I’ve always found it really funny that even in cartoons humans are often depicted as having an angel and a devil near them, each sitting on respective shoulders, forever fighting for predominance - if the little devil wins, the person gives in to lower instincts and fights back; if the little angel has the last word, a peaceful solution is attained.

Good and evil coexist within all of us, regardless of the fact that many try to convince themselves they are only ruled by one side or the other – each of us is capable of killing, stealing, lying, and betraying, and all of us are able to love, tolerate and forgive. Whether one person will decide to follow one path or another usually depends on the combined influence of nature and nurture. One path is chosen, while the other remains dormant until the next decision around the bend.

Because of the fact that at any junction everyone is able to uniquely choose, it is possible for a good person to commit bad deeds, and for a bad person to make “good” choices. Because of the dual nature of all things, everything in the Universe can be changed if repeatedly exposed with reason to the opposing current.

But who’s truly “bad” or “good”? What we have been taught to consider bad may not appear as such to someone who’s been taught a different reality, or has come to believe differently in accordance to personal experiences.

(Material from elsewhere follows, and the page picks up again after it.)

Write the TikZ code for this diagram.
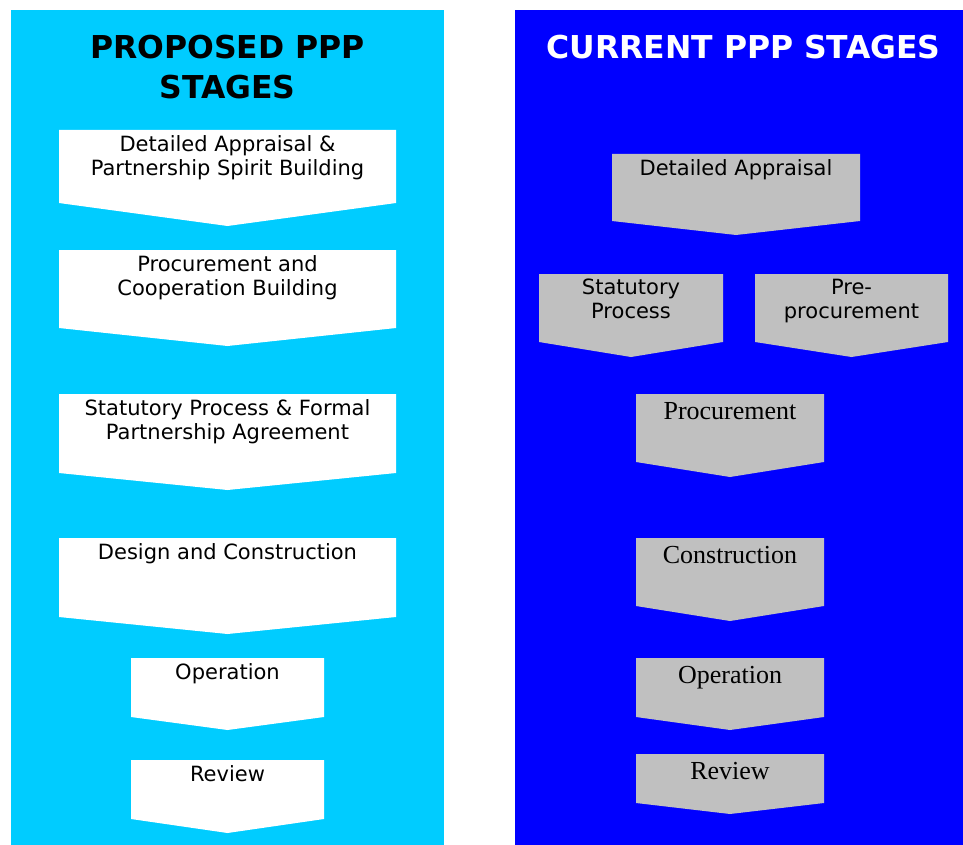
\documentclass[tikz,border=0pt]{standalone}
\usepackage{fontspec}
\setmainfont{DejaVu Sans}
\newfontfamily\serifstage{Liberation Serif}
\usepackage{tikz}
\usetikzlibrary{positioning}
\definecolor{proposedcolor}{RGB}{0, 204, 255}
\definecolor{currentcolor}{RGB}{0, 0, 255}
\definecolor{stagecolor}{RGB}{192, 192, 192}
\tikzstyle{title} = [font=\bfseries\fontsize{31.5}{40}\selectfont, align=center, inner sep=0pt, anchor=north]
\tikzstyle{stagetext} = [font=\fontsize{21}{24}\selectfont, align=center, inner sep=0pt, anchor=north]
\tikzstyle{seriftext} = [font=\serifstage\fontsize{26}{30}\selectfont, align=center, inner sep=0pt, anchor=north]
% chevron: colour, left x, right x, top y, side bottom y, tip y
\newcommand{\chevron}[6]{\fill[#1] (#2,#4) -- (#3,#4) -- (#3,#5) -- ({(#2+#3)/2},#6) -- (#2,#5) -- cycle;}

\begin{document}
\begin{tikzpicture}[x=1pt, y=-1pt]
\useasboundingbox (0,0) rectangle (963,845);

% Panneaux
\fill[proposedcolor] (11,10) rectangle (444,845);
\fill[currentcolor] (515,10) rectangle (963,845);

% Colonne gauche - formes
\chevron{white}{59}{396}{130}{203}{226}
\chevron{white}{59}{396}{250}{328}{346}
\chevron{white}{59}{396}{394}{473}{490}
\chevron{white}{59}{396}{538}{617}{634}
\chevron{white}{131}{324}{658}{717}{730}
\chevron{white}{131}{324}{760}{819}{833}

% Colonne droite - formes
\chevron{stagecolor}{612}{860}{154}{221}{235}
\chevron{stagecolor}{539}{723}{274}{342}{357}
\chevron{stagecolor}{755}{948}{274}{342}{357}
\chevron{stagecolor}{636}{824}{394}{462}{477}
\chevron{stagecolor}{636}{824}{538}{606}{621}
\chevron{stagecolor}{636}{824}{658}{717}{730}
\chevron{stagecolor}{636}{824}{754}{803}{814}

% Titres
\node (proptitle) [title] at (227.5,35) {PROPOSED PPP\\STAGES};
\node (curtitle) [title, text=white] at (743.5,35) {CURRENT PPP STAGES};

% Etapes proposees
\node (pappraisal) [stagetext] at (227.5,135) {Detailed Appraisal \&\\Partnership Spirit Building};
\node (pprocure) [stagetext] at (227.5,255) {Procurement and\\Cooperation Building};
\node (pstatutory) [stagetext] at (227.5,399) {Statutory Process \& Formal\\Partnership Agreement};
\node (pdesign) [stagetext] at (227.5,543) {Design and Construction};
\node (poperation) [stagetext] at (227.5,663) {Operation};
\node (preview) [stagetext] at (227.5,765) {Review};

% Etapes actuelles
\node (cappraisal) [stagetext] at (736,159) {Detailed Appraisal};
\node (cstatutory) [stagetext] at (631,279) {Statutory\\Process};
\node (cpreproc) [stagetext] at (851.5,279) {Pre-\\procurement};
\node (cprocure) [seriftext] at (730,402) {Procurement};
\node (cconstruct) [seriftext] at (730,546) {Construction};
\node (coperation) [seriftext] at (730,666) {Operation};
\node (creview) [seriftext] at (730,762) {Review};

\end{tikzpicture}
\end{document}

No person ever consciously believes they are “bad” or wrong – if they did, they would change their ways. If someone considers another person to be acting wrong, and reacts to them in the very same fashion they condemn, they have done nothing else but fortify their opponent.

Each of us can be steered both ways – if we truly wish to change something or someone, we need to try heading our boat in the opposite direction and hope they will follow. If they don’t, we must accept that some situations, and the fate of some people, are out of our control. We can’t force others to see through our perception. All we can do is follow our own path and be concerned with our own destiny, taking charge of the decisions that affect us directly while still keeping in mind that we are not necessarily right just because we believe we are. Perception doesn’t always reflect reality, but only shows one of the many facets of it.

We can dispel shadows by turning on the light. Hanging in the dark with the people we are trying to change will only cause both of us to blindly run into each other and ultimately get hurt. We shouldn’t become what we are fighting against.